*Exercise aim:* Give back only the lines in the records below from the one with "Write a Python" to the one with "from matplotlib.patches import Patch", both inclusive, word for word.

— start —

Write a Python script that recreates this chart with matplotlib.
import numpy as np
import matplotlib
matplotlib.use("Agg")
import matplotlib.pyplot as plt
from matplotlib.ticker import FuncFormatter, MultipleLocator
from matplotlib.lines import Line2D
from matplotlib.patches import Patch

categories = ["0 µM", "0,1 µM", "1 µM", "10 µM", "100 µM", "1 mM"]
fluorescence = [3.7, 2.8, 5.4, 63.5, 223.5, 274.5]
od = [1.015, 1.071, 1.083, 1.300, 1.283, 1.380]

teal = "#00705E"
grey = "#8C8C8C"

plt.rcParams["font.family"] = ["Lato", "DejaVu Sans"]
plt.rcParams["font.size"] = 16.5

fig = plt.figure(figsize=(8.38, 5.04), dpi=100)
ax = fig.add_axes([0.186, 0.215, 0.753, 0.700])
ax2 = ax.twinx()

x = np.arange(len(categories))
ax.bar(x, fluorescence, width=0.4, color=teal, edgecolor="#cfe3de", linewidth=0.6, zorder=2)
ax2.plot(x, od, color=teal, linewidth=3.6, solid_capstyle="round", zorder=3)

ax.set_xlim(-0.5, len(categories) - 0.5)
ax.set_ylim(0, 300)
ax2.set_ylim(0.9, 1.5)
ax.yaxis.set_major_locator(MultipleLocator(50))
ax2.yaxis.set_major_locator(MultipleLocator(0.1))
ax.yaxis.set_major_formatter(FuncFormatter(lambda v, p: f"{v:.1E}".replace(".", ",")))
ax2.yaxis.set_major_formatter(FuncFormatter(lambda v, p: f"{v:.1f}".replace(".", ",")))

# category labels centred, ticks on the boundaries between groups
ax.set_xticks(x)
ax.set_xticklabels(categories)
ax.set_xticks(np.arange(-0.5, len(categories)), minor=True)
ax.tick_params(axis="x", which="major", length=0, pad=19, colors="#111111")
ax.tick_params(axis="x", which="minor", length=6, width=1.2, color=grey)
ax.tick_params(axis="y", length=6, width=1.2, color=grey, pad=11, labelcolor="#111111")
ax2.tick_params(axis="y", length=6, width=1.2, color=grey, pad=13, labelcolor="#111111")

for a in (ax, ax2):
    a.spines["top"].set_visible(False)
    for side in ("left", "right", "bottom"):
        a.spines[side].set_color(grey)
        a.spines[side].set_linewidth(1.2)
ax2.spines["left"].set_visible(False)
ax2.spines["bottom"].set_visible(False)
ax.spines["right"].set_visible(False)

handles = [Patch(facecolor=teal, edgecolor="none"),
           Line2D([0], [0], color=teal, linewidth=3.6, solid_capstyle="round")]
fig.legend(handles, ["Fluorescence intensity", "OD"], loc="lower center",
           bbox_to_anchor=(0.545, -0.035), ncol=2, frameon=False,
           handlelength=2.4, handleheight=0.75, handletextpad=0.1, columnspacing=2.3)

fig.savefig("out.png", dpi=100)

— end —
— start —

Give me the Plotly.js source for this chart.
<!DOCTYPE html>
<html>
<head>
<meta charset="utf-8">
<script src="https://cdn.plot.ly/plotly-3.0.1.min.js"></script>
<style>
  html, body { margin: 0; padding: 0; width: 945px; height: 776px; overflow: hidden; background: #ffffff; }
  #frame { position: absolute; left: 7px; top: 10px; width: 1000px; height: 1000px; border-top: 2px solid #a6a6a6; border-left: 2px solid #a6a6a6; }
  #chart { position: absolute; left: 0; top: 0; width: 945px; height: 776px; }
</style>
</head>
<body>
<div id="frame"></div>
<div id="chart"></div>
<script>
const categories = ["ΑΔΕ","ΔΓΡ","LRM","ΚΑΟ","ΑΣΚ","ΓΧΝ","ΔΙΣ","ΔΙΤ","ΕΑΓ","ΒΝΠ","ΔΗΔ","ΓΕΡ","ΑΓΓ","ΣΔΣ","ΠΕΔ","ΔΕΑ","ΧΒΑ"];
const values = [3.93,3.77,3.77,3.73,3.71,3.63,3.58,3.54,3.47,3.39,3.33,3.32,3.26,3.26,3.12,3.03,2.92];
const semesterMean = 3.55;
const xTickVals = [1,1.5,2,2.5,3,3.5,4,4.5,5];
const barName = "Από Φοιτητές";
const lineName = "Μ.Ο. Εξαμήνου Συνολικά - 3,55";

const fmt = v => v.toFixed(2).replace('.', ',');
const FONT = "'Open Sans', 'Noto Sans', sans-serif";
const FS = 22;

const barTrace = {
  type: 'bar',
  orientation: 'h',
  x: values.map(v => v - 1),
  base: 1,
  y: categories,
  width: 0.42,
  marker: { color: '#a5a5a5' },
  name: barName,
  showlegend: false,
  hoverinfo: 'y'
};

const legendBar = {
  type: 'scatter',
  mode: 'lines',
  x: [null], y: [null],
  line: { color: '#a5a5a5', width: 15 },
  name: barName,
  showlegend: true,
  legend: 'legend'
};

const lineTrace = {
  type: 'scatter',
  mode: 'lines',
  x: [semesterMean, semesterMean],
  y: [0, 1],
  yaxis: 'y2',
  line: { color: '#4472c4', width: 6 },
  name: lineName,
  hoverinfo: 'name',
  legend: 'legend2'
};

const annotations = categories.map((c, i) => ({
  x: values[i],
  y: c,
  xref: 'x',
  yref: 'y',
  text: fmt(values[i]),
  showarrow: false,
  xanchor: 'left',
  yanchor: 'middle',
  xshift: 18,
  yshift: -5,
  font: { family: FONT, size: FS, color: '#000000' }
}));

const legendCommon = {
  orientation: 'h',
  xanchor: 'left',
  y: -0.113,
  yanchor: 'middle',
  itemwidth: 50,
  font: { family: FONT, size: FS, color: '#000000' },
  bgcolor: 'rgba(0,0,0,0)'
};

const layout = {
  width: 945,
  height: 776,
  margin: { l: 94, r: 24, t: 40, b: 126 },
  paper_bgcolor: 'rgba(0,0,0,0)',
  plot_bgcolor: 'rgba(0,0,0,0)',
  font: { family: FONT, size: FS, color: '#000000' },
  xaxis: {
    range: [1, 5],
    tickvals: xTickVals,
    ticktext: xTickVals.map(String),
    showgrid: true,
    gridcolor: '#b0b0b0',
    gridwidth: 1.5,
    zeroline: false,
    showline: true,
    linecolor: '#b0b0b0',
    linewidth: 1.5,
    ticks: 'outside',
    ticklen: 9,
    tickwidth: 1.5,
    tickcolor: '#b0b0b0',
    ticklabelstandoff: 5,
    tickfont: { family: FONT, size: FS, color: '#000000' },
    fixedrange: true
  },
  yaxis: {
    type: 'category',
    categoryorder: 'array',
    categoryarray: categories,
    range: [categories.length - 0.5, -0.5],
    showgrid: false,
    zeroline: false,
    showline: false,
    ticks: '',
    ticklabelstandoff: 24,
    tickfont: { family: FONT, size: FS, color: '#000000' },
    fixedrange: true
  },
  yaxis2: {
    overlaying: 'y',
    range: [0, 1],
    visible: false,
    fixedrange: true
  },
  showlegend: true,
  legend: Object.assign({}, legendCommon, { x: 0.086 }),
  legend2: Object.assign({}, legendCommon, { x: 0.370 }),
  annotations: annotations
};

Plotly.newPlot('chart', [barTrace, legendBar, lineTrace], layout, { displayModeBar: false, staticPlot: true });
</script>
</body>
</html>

— end —

*Task answer:*
Write a Python script that recreates this chart with matplotlib.
import numpy as np
import matplotlib
matplotlib.use("Agg")
import matplotlib.pyplot as plt
from matplotlib.ticker import FuncFormatter, MultipleLocator
from matplotlib.lines import Line2D
from matplotlib.patches import Patch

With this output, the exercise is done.